I can at least vouch that there were indeed many excuses, rationales and perceived technicalities in this case along with "miscommunications."
Tokenism is an ugly thing. Why? Because human beings have inherent value as made in the image of God. God does not show partiality or favoritism (C.F. Col 3, Rom 2, James 2:9). He likes to use those others see little value in (i.e. David, Deborah, Moses...etc), sees individuals for who they are and what they are going through (Gen 6:13), identifies with oppressed people groups (C.F. The EXODUS!) and became one of them. He does not see societal roles or stations as limits on participation (Gal 3:28). We are called to be like God and not have different standards depending on social standing (C.F. James & Paul on how not to show partiality towards rich vs poor).

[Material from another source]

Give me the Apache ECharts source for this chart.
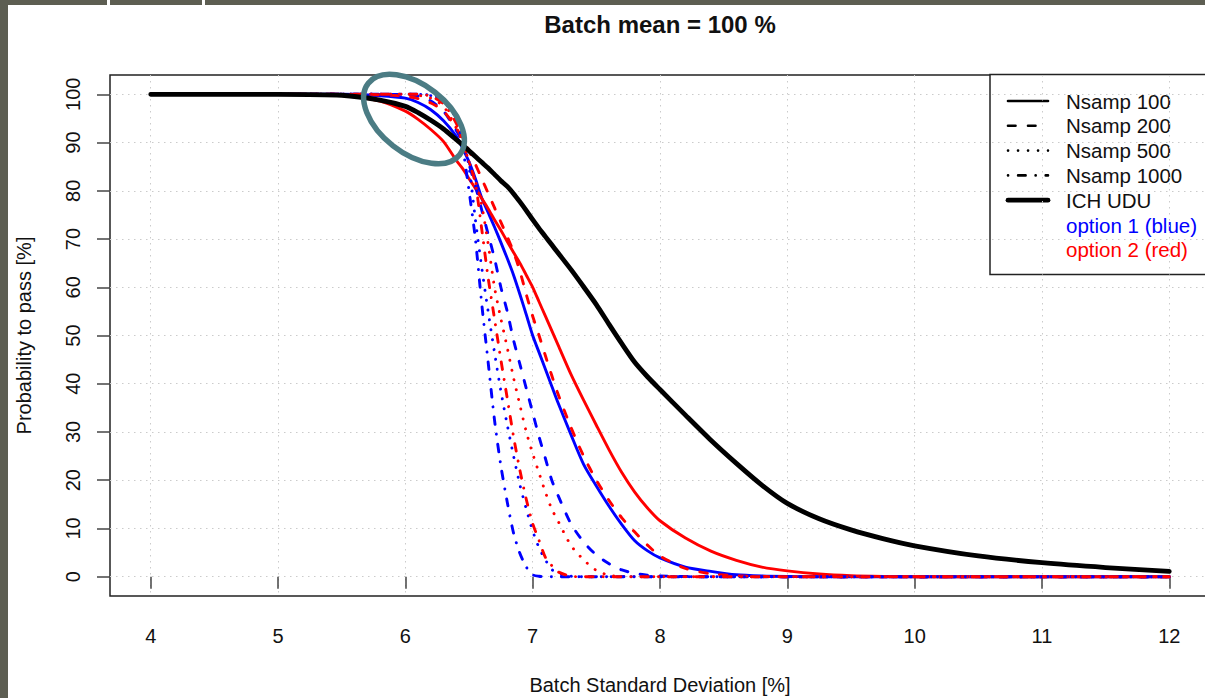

Jesus was the ultimate icon, not mask, of God. In Him, we see the Father's face. He modeled self-emptying to the greatest degree and if we are in power sometimes we are called to give some of it up for the sake of our brothers and sisters and especially the Lord. Of course to give it up we must acknowledge and see the power differences. At the very least we are called to love others as much as we love ourselves. Many "love" those in their group. That is very human. Jesus came and showed us that our "neighbor" is also the "other." The Good Samaritan is subversive because we are called not simply to love him as our neighbor, but model him.
For those without power, it is a fine balance one has to walk. I have not done so perfectly, have not had it as bad as others, and possibly contributed to objectification without realizing it. My only advice is to not hate yourself if you must play the token, but if you can afford not to, give up the slight or perceived benefit and refuse! Say no and walk away. They may replace you, but at least you will be you.